Updated

When you're passionate about something, it can be hard to hold back from reacting without thinking.

A friend of a friend of a friend— that's the way it always starts— sent me an email saying that she had heard the new breakthrough drug, Ibrance, was only going to be available to a small number of women with advanced breast cancer. She had heard that to get approval from your insurance carrier and, of course, your doctor, you had to be in the first year of Stage 4 metastatic diagnosis. This would narrow the treatment population so totally that all the excitement over the drug would be gone.

I was so freaked out that I sent out a massive email to my Board of Directors and influential friends to inform them of this disastrous news, asking for their help to buy a page in the New York Times to publicize our outrage.

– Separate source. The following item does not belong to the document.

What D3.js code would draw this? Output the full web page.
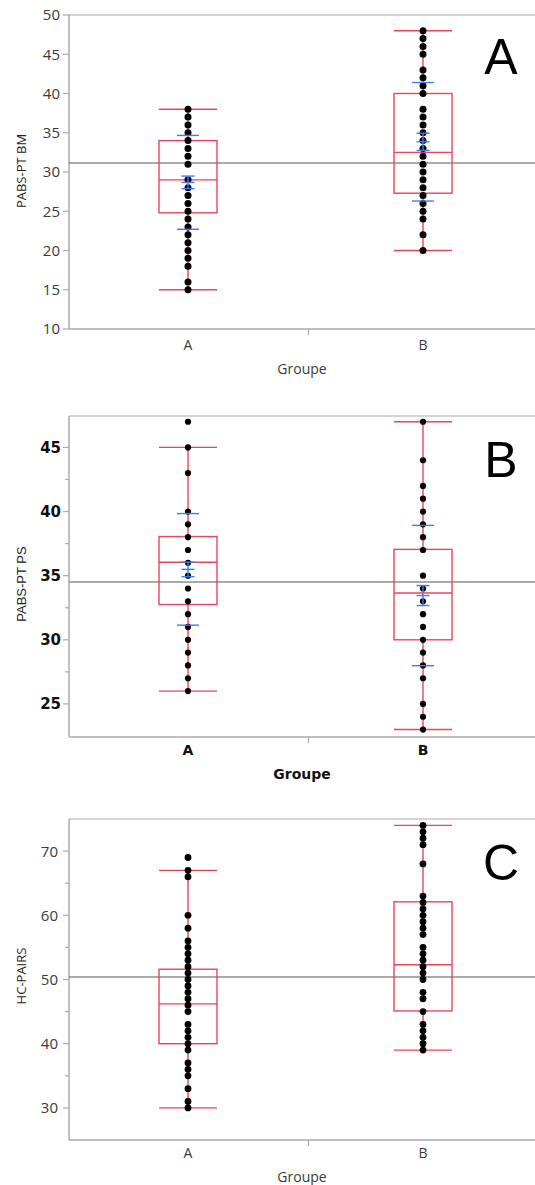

I had not checked the facts. It was a passionate, knee-jerk reaction, and I was wrong.

Those of us who are Stage 4— which, as you know, means incurable— are desperate for drugs that will keep us alive. I have worked hard and for a long time raising money for the research to make this drug possible. To keep it from being available to any woman in my shoes was, well, there are not words for that.

Meeting with my oncologist set me straight.

This remarkable, breakthrough drug will be available to the largest group of women with metastatic breast cancer— women who are estrogen receptor positive.

Every year, 50,000 women will see their breast cancer become metastatic, and 30,000 of these women will be able to be treated with this drug, a targeted therapy that will kill the bad cells without affecting the good cells, a remarkable alternative to chemotherapy. It has shown remarkable success in trials in terms of controlling cancer with very few side effects.

Thank you to all of the scientists and researchers who are working so hard to find answers that can keep us alive and give us better quality of life than chemo. My doctors, John Glaspy and Dennis Slamon, at UCLA, are responsible for this breakthrough, and I am grateful for all they have done to keep us alive.